Puede provocar bien un hechizo embelesado, bien un cierto desapego indiferente, dependiendo del tipo de espectador que encare su visionado.
Basada en una historia real, Entrelobos nos sitúa en Sierra Morena, allá por 1954. Marcos, de siete años, se ve separado de su familia y acaba entregado por su padre a un cabrero que reside en un lugar remoto de las montañas andaluzas. En aquel emplazamiento trabajará, aprenderá algunos trucos cotidianos que le serán muy útiles más adelante –cuando su supervivencia se complique todavía más–, y entablará una peculiar relación con uno de los lobos de la manada que habita en la zona.

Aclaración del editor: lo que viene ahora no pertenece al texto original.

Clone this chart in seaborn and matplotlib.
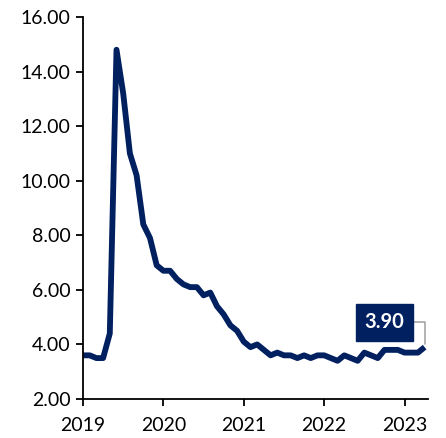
import matplotlib
matplotlib.use("Agg")
import matplotlib.pyplot as plt
import seaborn as sns
import numpy as np

# Data (monthly values)
values = [3.6, 3.6, 3.5, 3.5, 4.4, 14.8, 13.2, 11.0, 10.2, 8.4, 7.9, 6.9,
          6.7, 6.7, 6.4, 6.2, 6.1, 6.1, 5.8, 5.9, 5.4, 5.1, 4.7, 4.5,
          4.1, 3.9, 4.0, 3.8, 3.6, 3.7, 3.6, 3.6, 3.5, 3.6, 3.5, 3.6,
          3.6, 3.5, 3.4, 3.6, 3.5, 3.4, 3.7, 3.6, 3.5, 3.8, 3.8, 3.8,
          3.7, 3.7, 3.7, 3.9]
year_labels = ["2019", "2020", "2021", "2022", "2023"]
y_ticks = [2, 4, 6, 8, 10, 12, 14, 16]

NAVY = "#002060"

sns.set_style("ticks")
plt.rcParams["font.family"] = ["Lato", "DejaVu Sans"]

fig = plt.figure(figsize=(4.46, 4.38), dpi=100)
ax = fig.add_axes([83/446, 1 - 399/438, (428 - 83)/446, (399 - 17)/438])

idx = np.arange(len(values))
sns.lineplot(x=idx, y=values, ax=ax, color=NAVY, linewidth=4.2,
             solid_joinstyle="round", solid_capstyle="butt")

ax.set_xlim(0, 51.5)
ax.set_ylim(2, 16)
ax.set_yticks(y_ticks)
ax.set_yticklabels([f"{v:.2f}" for v in y_ticks])
ax.set_xticks([12 * i for i in range(len(year_labels))])
ax.set_xticklabels(year_labels)
ax.set_xlabel("")
ax.set_ylabel("")

for s in ["top", "right"]:
    ax.spines[s].set_visible(False)
for s in ["left", "bottom"]:
    ax.spines[s].set_color("black")
    ax.spines[s].set_linewidth(1.3)
ax.tick_params(axis="both", direction="out", length=5, width=1.3,
               labelsize=14, colors="black")
ax.tick_params(axis="x", pad=8)
ax.tick_params(axis="y", pad=4)

last_x = idx[-1]
last_y = values[-1]
ax.annotate(f"{last_y:.2f}", xy=(last_x, last_y), xytext=(-29, 18),
            textcoords="offset points", ha="center", va="center",
            fontsize=14.5, fontweight="bold", color="white",
            bbox=dict(boxstyle="square,pad=0.42", fc=NAVY, ec=NAVY),
            arrowprops=dict(arrowstyle="-", color="#a6a6a6", lw=1.2,
                            connectionstyle="angle,angleA=0,angleB=90,rad=0",
                            shrinkA=0, shrinkB=2))

fig.savefig("out.png", dpi=100)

Gerardo Olivares, responsable de las notables La gran final o 14 kilómetros, está detrás de las cámaras en una película que ofrece dos vertientes bien diferenciadas, y que puede provocar en nuestras retinas y mentes bien un hechizo embelesado, bien un cierto desapego indiferente, dependiendo del tipo de espectador que encare su visionado.
El embrujo al que la cinta puede someter al público se debe principalmente al esmero con el cual se ha planificado la realización, de una dificultad que convierte en encomiable el atrevimiento de Olivares y su equipo de narrar una historia así. Hay muchos momentos en que parecemos inmersos de pleno en un documental sobre la naturaleza como aquéllos realizados por Félix Rodríguez de la Fuente que a algunos nos fascinaron y nos marcaron en la infancia, y los resultados son majestuosos, tanto por lo que respecta a las fieras como en lo tocante al retrato de los hermosos parajes donde suceden los hechos. Así pues, es también admirable el mensaje ecologista que se pretende hacer llegar.
Además, la historia del niño abandonado a su suerte en el monte sabe tocar la fibra sensible –ayudada en buena parte por la lograda interpretación del niño Manuel Camacho–, y es probable que mucha gente no se cuestione nada más allá de apreciar lo agradable a la vista que resulta este estreno, y de lo simpático del tono con que se nos narra todo.
La parte del desapego, sin embargo, viene inevitablemente asociada a una cierta torpeza en la realización, que lastra unos cuantos momentos del film, y que va marcando una pauta irregular en la narración. El ritmo va fluctuando, y las escenas más logradas van alternándose con otras menos trabajadas –también en lo que al guión respecta–, creando así una película llena de altibajos que engancha en bastantes tramos, pero que provoca desafecto en otros tantos.
Además de todo esto, nombremos el buen elenco de curtidos secundarios que van haciendo pequeñas apariciones durante todo el metraje, y entre los cuales tal vez deberíamos incluir al propio Juan José Ballesta, usado como reclamo en la promoción pero a quien apenas vemos en el último tramo de película, donde se da un salto considerable que nos deja descolocados y casi listos para una última pirueta temporal posterior, decididamente entrañable, que nos muestra en los parajes andaluces al pastor sin cuya existencia esta producción jamás hubiera existido.